-------- DATA EXTRACT --------

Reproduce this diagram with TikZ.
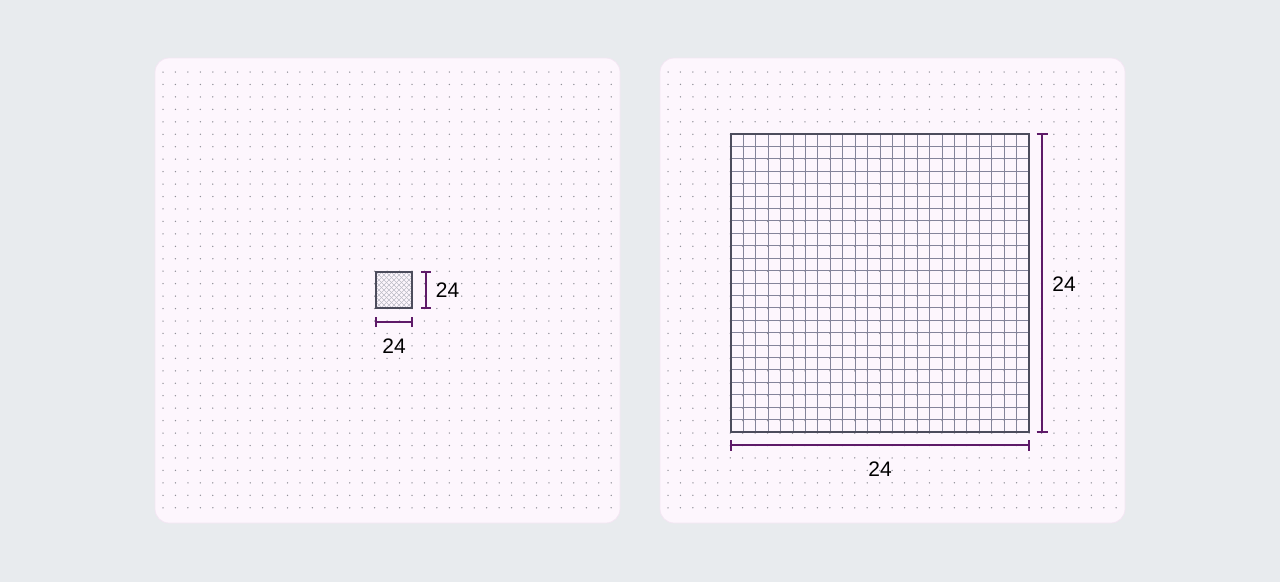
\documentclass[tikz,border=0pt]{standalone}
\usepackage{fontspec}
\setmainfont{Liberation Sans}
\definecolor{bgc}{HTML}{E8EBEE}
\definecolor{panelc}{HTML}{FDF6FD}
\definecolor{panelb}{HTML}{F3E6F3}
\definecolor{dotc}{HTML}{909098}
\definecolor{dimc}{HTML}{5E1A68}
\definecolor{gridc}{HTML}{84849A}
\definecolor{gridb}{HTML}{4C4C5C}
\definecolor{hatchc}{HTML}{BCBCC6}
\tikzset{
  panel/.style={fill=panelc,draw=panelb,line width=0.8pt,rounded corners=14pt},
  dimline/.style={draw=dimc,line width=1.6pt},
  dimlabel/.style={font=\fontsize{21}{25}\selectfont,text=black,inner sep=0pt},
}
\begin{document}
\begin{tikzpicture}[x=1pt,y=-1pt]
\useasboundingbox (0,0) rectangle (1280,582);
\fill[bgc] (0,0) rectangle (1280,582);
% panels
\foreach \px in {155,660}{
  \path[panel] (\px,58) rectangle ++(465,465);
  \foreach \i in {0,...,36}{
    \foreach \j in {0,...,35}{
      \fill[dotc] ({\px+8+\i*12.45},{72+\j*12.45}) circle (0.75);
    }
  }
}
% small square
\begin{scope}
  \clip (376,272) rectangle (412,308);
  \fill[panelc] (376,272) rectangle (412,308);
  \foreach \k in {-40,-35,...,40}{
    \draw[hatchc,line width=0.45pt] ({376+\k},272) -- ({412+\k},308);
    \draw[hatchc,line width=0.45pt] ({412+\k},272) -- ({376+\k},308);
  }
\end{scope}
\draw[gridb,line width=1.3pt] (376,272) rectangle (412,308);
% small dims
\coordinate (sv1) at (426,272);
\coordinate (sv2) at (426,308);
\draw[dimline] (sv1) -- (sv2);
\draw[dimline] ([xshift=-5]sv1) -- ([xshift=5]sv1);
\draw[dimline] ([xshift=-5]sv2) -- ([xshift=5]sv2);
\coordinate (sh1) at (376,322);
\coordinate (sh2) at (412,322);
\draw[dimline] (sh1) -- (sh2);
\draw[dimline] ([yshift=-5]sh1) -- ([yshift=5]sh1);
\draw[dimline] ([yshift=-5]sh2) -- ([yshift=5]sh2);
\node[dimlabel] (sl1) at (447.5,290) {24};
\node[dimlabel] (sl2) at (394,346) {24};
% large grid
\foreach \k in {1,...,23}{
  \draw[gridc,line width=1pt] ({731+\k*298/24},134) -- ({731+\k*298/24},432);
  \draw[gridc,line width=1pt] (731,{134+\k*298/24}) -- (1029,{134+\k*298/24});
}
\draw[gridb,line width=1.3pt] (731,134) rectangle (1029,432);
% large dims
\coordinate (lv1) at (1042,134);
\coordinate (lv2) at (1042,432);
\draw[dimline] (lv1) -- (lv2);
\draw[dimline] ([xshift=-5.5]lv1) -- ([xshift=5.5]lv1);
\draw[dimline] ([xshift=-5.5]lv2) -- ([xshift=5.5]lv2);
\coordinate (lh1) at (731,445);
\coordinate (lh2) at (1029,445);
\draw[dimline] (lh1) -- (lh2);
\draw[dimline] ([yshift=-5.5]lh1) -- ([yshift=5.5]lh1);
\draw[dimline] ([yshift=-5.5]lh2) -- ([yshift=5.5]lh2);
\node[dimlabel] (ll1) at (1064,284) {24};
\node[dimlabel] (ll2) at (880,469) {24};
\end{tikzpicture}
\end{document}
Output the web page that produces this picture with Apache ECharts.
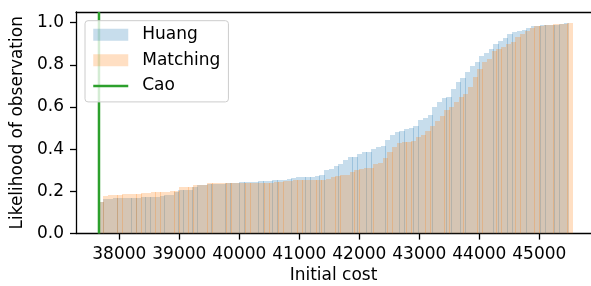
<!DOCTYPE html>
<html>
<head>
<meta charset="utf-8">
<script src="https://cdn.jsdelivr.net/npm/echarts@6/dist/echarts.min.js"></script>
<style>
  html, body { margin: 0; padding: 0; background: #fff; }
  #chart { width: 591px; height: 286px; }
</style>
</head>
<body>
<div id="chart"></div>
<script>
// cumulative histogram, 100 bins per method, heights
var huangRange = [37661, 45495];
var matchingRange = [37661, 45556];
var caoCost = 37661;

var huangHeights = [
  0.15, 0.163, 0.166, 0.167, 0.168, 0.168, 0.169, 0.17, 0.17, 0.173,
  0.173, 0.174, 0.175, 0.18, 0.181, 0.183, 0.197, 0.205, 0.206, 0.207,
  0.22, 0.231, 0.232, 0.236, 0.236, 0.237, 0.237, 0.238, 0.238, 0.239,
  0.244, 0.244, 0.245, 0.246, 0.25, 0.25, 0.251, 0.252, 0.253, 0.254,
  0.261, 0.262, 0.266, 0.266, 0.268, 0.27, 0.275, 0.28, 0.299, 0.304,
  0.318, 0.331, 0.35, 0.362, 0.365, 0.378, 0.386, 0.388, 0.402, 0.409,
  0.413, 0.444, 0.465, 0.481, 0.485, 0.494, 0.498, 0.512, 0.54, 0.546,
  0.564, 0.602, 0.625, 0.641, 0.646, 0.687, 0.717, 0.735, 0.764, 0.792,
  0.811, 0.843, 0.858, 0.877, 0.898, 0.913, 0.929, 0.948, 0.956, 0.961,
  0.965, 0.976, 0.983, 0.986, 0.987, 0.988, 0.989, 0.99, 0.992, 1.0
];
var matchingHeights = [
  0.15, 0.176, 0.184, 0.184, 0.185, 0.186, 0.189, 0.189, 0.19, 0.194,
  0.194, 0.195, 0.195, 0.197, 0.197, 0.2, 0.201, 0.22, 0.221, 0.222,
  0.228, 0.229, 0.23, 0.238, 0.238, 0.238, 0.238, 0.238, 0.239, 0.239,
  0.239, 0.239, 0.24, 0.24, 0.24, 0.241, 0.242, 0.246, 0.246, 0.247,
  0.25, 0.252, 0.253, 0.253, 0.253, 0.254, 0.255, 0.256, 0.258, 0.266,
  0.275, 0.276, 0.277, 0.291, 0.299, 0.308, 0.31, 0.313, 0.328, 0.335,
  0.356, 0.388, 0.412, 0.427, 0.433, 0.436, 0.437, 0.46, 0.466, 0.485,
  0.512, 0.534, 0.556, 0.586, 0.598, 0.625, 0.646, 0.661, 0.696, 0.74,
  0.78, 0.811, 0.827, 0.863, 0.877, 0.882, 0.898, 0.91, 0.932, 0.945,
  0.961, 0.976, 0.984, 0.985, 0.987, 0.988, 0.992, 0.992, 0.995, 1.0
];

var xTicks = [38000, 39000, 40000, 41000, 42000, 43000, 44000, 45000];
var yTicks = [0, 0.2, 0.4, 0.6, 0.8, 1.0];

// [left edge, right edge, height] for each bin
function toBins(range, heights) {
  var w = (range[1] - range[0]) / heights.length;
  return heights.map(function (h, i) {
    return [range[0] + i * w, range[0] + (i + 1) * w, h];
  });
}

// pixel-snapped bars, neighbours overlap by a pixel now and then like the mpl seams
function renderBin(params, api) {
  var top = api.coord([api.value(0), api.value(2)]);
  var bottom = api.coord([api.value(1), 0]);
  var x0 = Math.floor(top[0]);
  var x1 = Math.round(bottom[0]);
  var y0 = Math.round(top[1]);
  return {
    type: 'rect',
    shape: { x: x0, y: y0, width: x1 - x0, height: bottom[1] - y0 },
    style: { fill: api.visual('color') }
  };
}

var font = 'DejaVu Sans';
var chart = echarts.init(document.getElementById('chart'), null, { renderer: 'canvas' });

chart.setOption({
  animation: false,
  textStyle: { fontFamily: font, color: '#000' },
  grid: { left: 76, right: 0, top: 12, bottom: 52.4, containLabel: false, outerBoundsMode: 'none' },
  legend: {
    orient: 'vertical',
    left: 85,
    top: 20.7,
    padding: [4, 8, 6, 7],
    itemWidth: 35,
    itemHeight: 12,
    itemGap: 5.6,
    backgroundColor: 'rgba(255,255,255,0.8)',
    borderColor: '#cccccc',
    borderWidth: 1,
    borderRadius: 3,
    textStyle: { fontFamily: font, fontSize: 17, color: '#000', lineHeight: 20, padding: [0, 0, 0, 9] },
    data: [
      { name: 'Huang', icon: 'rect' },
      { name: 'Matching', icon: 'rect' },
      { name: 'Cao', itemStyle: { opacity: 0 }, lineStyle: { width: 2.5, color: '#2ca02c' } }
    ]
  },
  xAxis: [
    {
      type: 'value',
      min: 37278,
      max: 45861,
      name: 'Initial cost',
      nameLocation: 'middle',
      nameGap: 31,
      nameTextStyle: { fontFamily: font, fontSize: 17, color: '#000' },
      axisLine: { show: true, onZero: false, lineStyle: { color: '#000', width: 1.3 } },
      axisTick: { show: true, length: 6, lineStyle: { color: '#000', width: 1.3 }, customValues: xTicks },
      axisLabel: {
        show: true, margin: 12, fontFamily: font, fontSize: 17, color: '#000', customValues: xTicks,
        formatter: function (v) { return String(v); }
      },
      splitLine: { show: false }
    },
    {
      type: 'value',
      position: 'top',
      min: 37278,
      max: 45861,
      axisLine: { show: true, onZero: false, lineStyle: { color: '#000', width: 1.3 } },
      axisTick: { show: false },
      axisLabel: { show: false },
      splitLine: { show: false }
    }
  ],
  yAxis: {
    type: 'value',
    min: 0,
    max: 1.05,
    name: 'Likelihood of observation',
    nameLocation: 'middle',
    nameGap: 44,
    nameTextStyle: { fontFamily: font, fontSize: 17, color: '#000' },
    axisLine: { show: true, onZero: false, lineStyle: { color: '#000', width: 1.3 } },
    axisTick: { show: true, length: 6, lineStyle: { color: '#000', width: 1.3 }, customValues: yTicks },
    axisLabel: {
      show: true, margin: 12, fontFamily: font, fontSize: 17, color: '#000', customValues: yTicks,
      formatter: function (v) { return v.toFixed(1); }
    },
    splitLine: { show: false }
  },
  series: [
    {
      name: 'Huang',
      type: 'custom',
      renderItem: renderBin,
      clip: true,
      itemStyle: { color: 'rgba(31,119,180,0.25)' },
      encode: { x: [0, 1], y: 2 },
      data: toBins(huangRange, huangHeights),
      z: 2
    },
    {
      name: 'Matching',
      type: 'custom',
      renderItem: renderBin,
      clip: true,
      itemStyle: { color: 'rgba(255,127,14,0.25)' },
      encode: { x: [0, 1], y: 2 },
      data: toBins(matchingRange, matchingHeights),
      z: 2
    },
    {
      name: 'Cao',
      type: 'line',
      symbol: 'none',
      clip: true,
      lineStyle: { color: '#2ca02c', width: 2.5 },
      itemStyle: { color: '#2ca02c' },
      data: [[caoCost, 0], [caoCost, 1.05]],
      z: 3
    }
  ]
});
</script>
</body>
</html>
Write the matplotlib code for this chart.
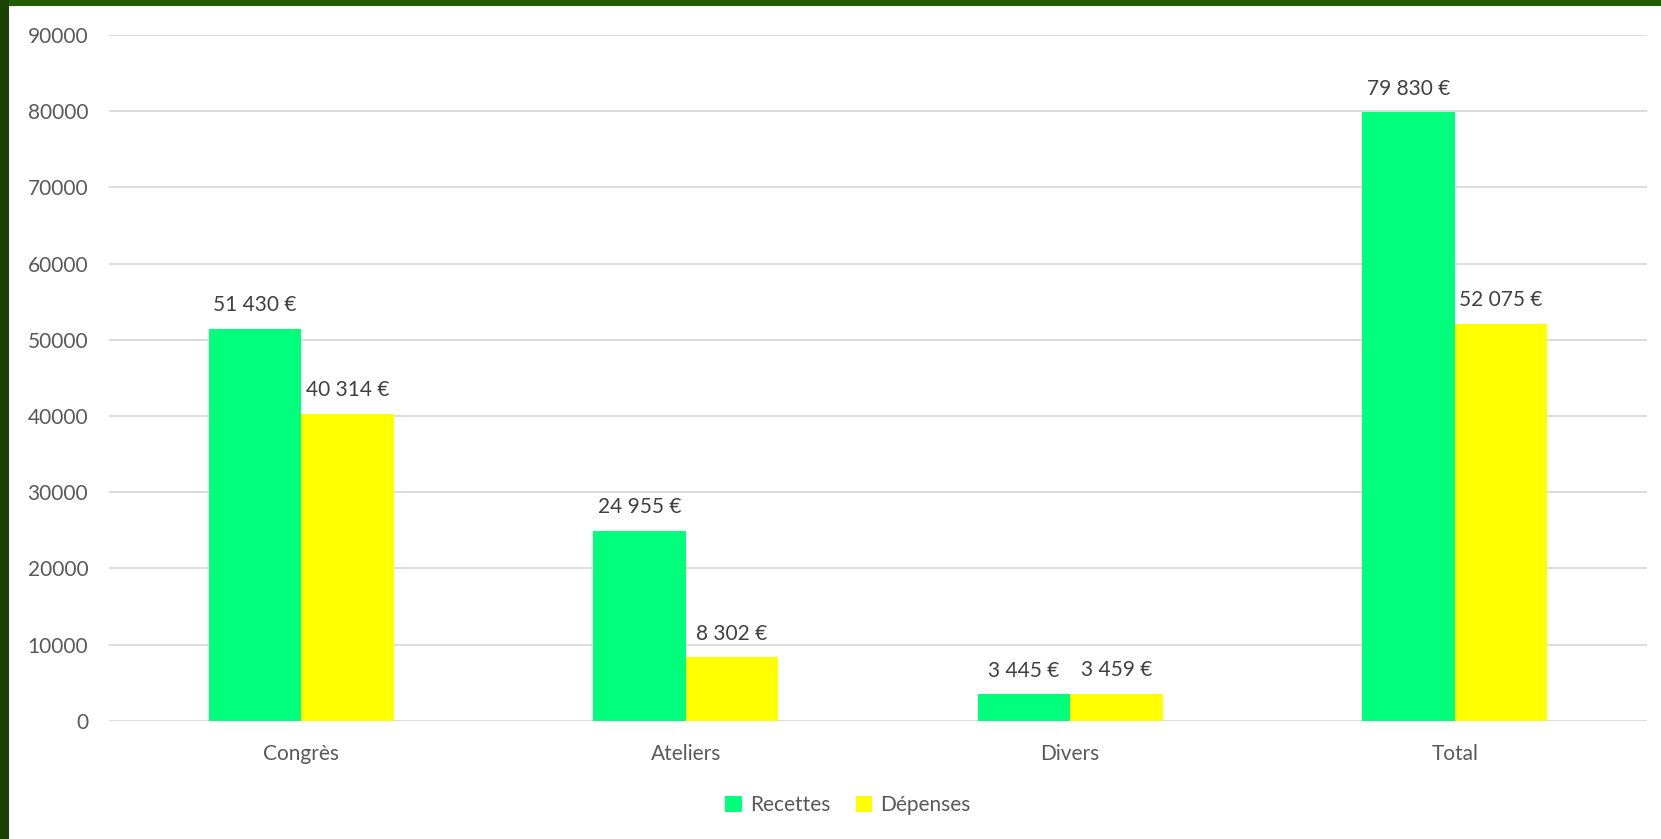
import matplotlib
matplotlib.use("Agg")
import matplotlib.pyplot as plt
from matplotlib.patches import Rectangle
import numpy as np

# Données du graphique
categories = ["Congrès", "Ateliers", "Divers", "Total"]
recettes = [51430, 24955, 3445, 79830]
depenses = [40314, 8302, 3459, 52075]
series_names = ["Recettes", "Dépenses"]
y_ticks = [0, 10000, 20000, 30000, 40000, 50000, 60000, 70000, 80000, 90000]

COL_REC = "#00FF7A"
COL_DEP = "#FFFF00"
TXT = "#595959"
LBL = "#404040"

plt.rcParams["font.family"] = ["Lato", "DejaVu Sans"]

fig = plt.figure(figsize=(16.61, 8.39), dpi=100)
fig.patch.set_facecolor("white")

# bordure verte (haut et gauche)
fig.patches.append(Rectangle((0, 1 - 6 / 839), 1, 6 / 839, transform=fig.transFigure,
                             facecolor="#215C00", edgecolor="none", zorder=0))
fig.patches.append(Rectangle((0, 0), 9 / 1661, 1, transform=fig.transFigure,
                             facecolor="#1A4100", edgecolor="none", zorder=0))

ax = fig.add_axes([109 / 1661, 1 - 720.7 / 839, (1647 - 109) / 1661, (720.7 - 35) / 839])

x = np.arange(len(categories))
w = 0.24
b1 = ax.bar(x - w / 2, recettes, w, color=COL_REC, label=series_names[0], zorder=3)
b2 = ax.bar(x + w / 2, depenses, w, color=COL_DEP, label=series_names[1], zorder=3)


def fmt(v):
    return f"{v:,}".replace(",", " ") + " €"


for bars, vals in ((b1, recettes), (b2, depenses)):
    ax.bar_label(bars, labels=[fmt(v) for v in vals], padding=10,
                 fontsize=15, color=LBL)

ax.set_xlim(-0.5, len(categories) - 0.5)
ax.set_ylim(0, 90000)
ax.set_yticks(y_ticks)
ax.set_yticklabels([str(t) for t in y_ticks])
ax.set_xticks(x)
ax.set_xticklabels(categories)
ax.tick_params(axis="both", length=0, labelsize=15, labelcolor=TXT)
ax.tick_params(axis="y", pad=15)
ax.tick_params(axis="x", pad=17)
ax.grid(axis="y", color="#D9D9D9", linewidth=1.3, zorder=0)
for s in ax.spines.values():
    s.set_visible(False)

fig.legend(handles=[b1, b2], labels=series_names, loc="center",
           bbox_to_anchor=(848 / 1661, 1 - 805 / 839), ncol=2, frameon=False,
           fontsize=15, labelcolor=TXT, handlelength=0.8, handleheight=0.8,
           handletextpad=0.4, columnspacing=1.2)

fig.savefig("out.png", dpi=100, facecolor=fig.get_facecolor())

--------

Make a copy of each line that contains the string "this".

Reproduce this diagram with TikZ.
Output the web page that produces this picture with Apache ECharts.
Write the matplotlib code for this chart.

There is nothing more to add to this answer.